1. Le réseau est ubiquitaire. Qu’on le veuille ou non, qu’on en soit satisfait ou non, le réseau est une réalité quotidienne. Certes, il ne l’est pas pour tout le monde : ceux qui bénéficient de l’aide sociale ne sont pas tous équipés d’un accès Internet. Mais justement, pour ceux-là, il est important de les amener et les initier au réseau. Le réseau est une ressource importante, en termes d’emploi, mais surtout de contenus culturels et de liens. Ce n’est pas pour rien que le réseau fait partie des nécessités pour les sans abris de Los Angeles.

Pour ceux qui ont un accès au réseau, la question se pose autrement. Les services sociaux vont nécessairement être au contact des débordements de quelques uns : le cyberbullying et le sexting font régulièrement les gros titres des journaux américains. On a là quelque chose de plus consistant que l’addiction aux jeux vidéo, et il serait souhaitable que les éducateurs sachent un peu de quoi il s’agit pour ne pas plonger dans la panique morale. Dans le même genre d’usages problématiques du réseau, on peut encore citer les sites pro Anna et pro Mia. Ne serait il pas souhaitable de voir quelques éducateurs poster des commentaires avec des liens vers des services de soin et des pages de conseils plutôt que de laisser s’organiser des discours aberrants ?
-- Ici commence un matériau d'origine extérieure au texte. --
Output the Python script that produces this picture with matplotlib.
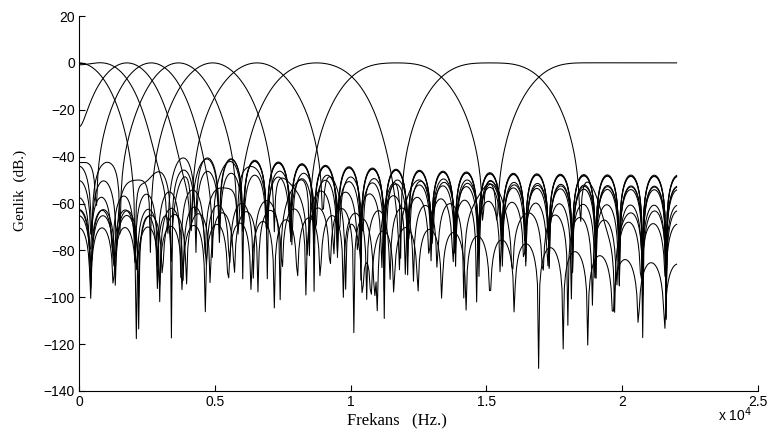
import numpy as np
import matplotlib
matplotlib.use("Agg")
import matplotlib.pyplot as plt
from matplotlib.ticker import FuncFormatter

# filter bank: sampling rate, FIR length, band edges (Hz)
fs = 44100
n_taps = 51
band_edges = [442, 1327, 2190, 3110, 4215, 5635, 7475, 10030, 13345, 16940]
n_points = 512


def fir_band(f1, f2):
    # windowed-sinc design, f1=None -> lowpass, f2=None -> highpass
    n = np.arange(n_taps) - (n_taps - 1) / 2
    hi = 1.0 if f2 is None else 2 * f2 / fs
    lo = 0.0 if f1 is None else 2 * f1 / fs
    h = hi * np.sinc(hi * n) - lo * np.sinc(lo * n)
    h *= np.hamming(n_taps)
    if f1 is None:
        fc = 0.0
    elif f2 is None:
        fc = fs / 2
    else:
        fc = (f1 + f2) / 2
    g = abs(np.sum(h * np.exp(-2j * np.pi * fc / fs * n)))
    return h / g


def response(h):
    f = np.arange(n_points) * (fs / 2) / n_points
    n = np.arange(n_taps)
    H = np.exp(-2j * np.pi * np.outer(f, n) / fs) @ h
    return f, 20 * np.log10(np.abs(H) + 1e-12)


lows = [None] + band_edges
highs = band_edges + [None]

fig = plt.figure(figsize=(7.71, 4.33), dpi=100)
ax = fig.add_axes([0.1025, 0.097, 0.8805, 0.866])

for f1, f2 in zip(lows, highs):
    f, db = response(fir_band(f1, f2))
    ax.plot(f, db, color='black', lw=0.75)

ax.set_xlim(0, 25000)
ax.set_ylim(-140, 20)
ax.set_xticks(np.arange(0, 25001, 5000))
ax.set_yticks(np.arange(-140, 21, 20))
ax.xaxis.set_major_formatter(FuncFormatter(lambda v, p: '%g' % (v / 1e4)))
ax.tick_params(direction='in', length=4, labelsize=10, colors='black', pad=3)
for lab in ax.get_xticklabels() + ax.get_yticklabels():
    lab.set_family('Liberation Sans')
ax.spines['top'].set_visible(False)
ax.spines['right'].set_visible(False)

ax.set_xlabel('Frekans   (Hz.)', family='Liberation Serif', fontsize=12)
ax.xaxis.set_label_coords(0.468, -0.058, transform=ax.transAxes)
ax.xaxis.label.set_va('top')
ax.set_ylabel('Genlik  (dB.)', family='Liberation Serif', fontsize=11)
ax.yaxis.set_label_coords(-0.077, 0.536)
fig.text(0.931, 0.028, r'x 10$^4$', family='Liberation Sans', fontsize=10)

fig.savefig('out.png', dpi=100)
Le réseau est un lieu de socialisation : on y fait des rencontres, on s’y lie, on s’y délie, on s’identifie et on se désindentifie…Laissés à eux seul, les plus fragiles l’utiliseront nécessairement dans le sens de leurs symptômes et de leurs difficultés : violences, sexualité débordantes, retrait social… Ils auront tendance a se regrouper en communautés dont le fonctionnement peut devenir pathologique. C’est a ces aspects que les professionnels de la relation doivent être sensibles. Ils doivent utiliser le réseau pour produire de la pensée et du sens

2. Le réseau comme lieu de travail. Les dispositifs d’écriture du réseau peuvent être utilisés comme des dispositifs de travail. Des adresses email professionnelles peuvent servir de lien avec des personnes ou des groupes de personnes. L’email est intéressant a utiliser par ce qu’il fait trace. Il peut donc être utilisé comme mémoire de la relation. La fréquence des mails envoyés, le moment ou ils sont envoyés, les contenus échangés sont colorés par la relation et peuvent être utilement être utilisé pour penser ce qui se passe. Le mail est aussi une porte ouverte vers le passé : la trace se fait archive. Il est aussi plus léger que le téléphone ou le courrier : on se sent moins obligé de répondre.

Un espace comme le blogue peut être un lien entre l’institution, les professionnelles, et les usagers. Associé à un compte Twitter, il peut facilement donner une image de la vie de l’insitution dans l’espace public. C’est un outil contre l’ostracisme dont je trouve qu’il est dommage de se priver. Il est tout de même étonnant qu’un site comme Les copains d’avant comporte des institutions psychiatriques, psychothérapeutiques et éducatives tandis que les professionnels de ces institutions peinent encore a se montrer sur le réseau !

Les dispositifs d’écriture peuvent être aussi utilisé de professionnels à professionnels. Le nombre d’outils collaboratifs, du traitement de texte au tableur, en passant par le mind mapping, la visioconférence, ou encore le social bookmarking est  suffisamment important et la technologie est suffisamment mure pour pouvoir être utilisé par tous. Pourquoi écrire seul un rapport de fin d’année alors qu’il est possible d’écrire à plusieurs ?

 

Les matières numériques sont des matières à penser. C’est vraiment une exigence.